This image from NASA's Magellan spacecraft is of an area located in the Eistla Region of Venus in the southern hemisphere.

This Magellan image is of an area located in the Eistla Region of Venus in the southern hemisphere and is centered at 5.5 degrees east longitude, 18 degrees south latitude. It is 122 kilometers (76 miles) across east to west and 107 kilometers (66 miles) north to south. North is at the top of the image. Shown is an unusual volcanic edifice unlike all others previously observed. It is approximately 66 kilometers (41 miles) across at the base and has a relatively flat, slightly concave summit 35 kilometers (22 miles) in diameter. The sides of the edifice are characterized by radiating ridges and valleys that impart a fluted appearance. To the west, the rim of the structure appears to have been breached by dark lava flows that emanated from a shallow summit pit approximately 5 kilometers (3 miles) in diameter and traveled west along a channel approximately 5 kilometers wide and 27 kilometers (17 miles) long. A series of coalescing, collapsed pits 2 to 10 kilometers (1.2 to 6.2 miles) in diameter are located 10 kilometers (6 miles) west of the summit. The edifice and western pits are circumscribed by faint, concentric lineaments up to 70 kilometers (43 miles) in diameter.
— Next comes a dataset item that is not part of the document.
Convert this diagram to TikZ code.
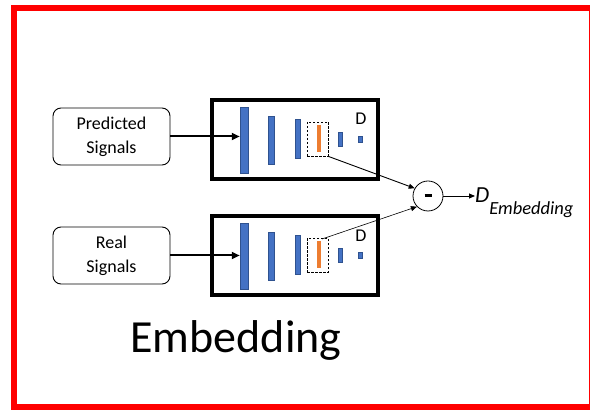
\documentclass[tikz,border=0pt]{standalone}
\usepackage{fontspec}
\setmainfont{Carlito}
\usetikzlibrary{arrows.meta,calc}
\definecolor{barblue}{HTML}{4472C4}
\definecolor{barblueedge}{HTML}{2F528F}
\definecolor{barorange}{HTML}{ED7D31}
\tikzset{
  frame/.style={draw=red,line width=6pt},
  netbox/.style={draw,line width=4pt,minimum width=166pt,minimum height=79pt,inner sep=0pt},
  inbox/.style={draw,line width=0.9pt,rounded corners=8pt,minimum width=117pt,minimum height=57pt,
    align=center,font=\fontsize{18}{24}\selectfont},
  bar/.style={fill=barblue,draw=barblueedge,line width=0.5pt,inner sep=0pt},
  obar/.style={fill=barorange,draw=none,inner sep=0pt},
  dashbox/.style={draw,dashed,line width=0.8pt,inner sep=0pt,dash pattern=on 2.5pt off 1.5pt},
  feed/.style={line width=2pt,-{Triangle[length=8pt,width=7pt]}},
  thin arrow/.style={-{Triangle[length=6pt,width=5pt]}},
}
\begin{document}
\begin{tikzpicture}[x=1pt,y=-1pt]
  \useasboundingbox (0,0) rectangle (590,411);
  \fill[white] (0,0) rectangle (590,411);
  \begin{scope}
    \clip (0,0) rectangle (590,411);
    \draw[frame] (14,8.5) rectangle (592,407.5);
  \end{scope}

  % two identical embedding networks: predicted (p) and real (r)
  \foreach \r/\cy in {p/139.5, r/256}{
    \node[netbox] (\r-box) at (295,\cy) {};
    \node[bar,minimum width=8pt,minimum height=66pt] (\r-bar1) at (244,\cy+0.5) {};
    \node[bar,minimum width=6pt,minimum height=48pt] (\r-bar2) at (271,\cy+0.5) {};
    \node[bar,minimum width=5pt,minimum height=39pt] (\r-bar3) at (297.5,\cy-1) {};
    \node[dashbox,minimum width=21pt,minimum height=34pt] (\r-dash) at (317.5,\cy-0.5) {};
    \node[obar,minimum width=4pt,minimum height=27pt] (\r-feat) at (319,\cy-1) {};
    \node[bar,minimum width=4pt,minimum height=14pt] (\r-bar4) at (340,\cy-0.5) {};
    \node[bar,minimum width=4pt,minimum height=6pt] (\r-bar5) at (360,\cy-0.5) {};
    \node[font=\fontsize{18}{18}\selectfont,inner sep=0pt] (\r-D) at (361,\cy-20.5) {D};
  }

  \node[inbox] (pred) at (111.5,136.5) {Predicted\\Signals};
  \node[inbox] (real) at (111.5,255.5) {Real\\Signals};

  \draw[feed] (pred.east) -- (pred.east -| p-bar1.west);
  \draw[feed] (real.east) -- (real.east -| r-bar1.west);

  % difference of the two feature vectors
  \node[draw,circle,line width=0.8pt,minimum size=30pt,inner sep=0pt] (minus) at (428,196)
    {\rule[-1.5pt]{7pt}{3pt}};
  \coordinate (r-start) at (322,239);
  \draw[thin arrow,line width=0.9pt] (p-dash.south east) -- (minus.150);
  \draw[thin arrow,line width=0.6pt] (r-start) -- (minus.224);

  \node[anchor=base west,inner sep=0pt,font=\fontsize{23}{23}\selectfont\itshape] (dist) at (475,203)
    {D\raisebox{-12pt}{\fontsize{18.5}{18.5}\selectfont Embedding}};
  \draw[thin arrow,line width=0.9pt] (minus.east) -- (dist.west |- minus.east);

  \node[anchor=base,inner sep=0pt,font=\fontsize{46}{46}\selectfont] (title) at (236,353) {Embedding};
\end{tikzpicture}
\end{document}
A series of north northwest trending graben are deflected eastward around the edifice; the interplay of these graben and the fluted rim of the edifice produce a distinctive scalloped pattern in the image. Several north northwest trending lineaments cut directly across the summit region. This peculiar volcanic construct is located 25 to 30 kilometers (15 to 19 miles) north of Alpha Regio, a highly deformed region of tessera terrain. A collection of at least six similar volcanoes has been observed near Thetis Regio, a region of tessera within Aphrodite Terra. Thus, these unusual constructs tentatively appear to be spatially associated with regions of tessera. A tessera is a complex, deformed terrain on Venus consisting of at least two sets of intersecting ridges and troughs. The implications of this spatial association on the unusual morphology of these constructs are being investigated.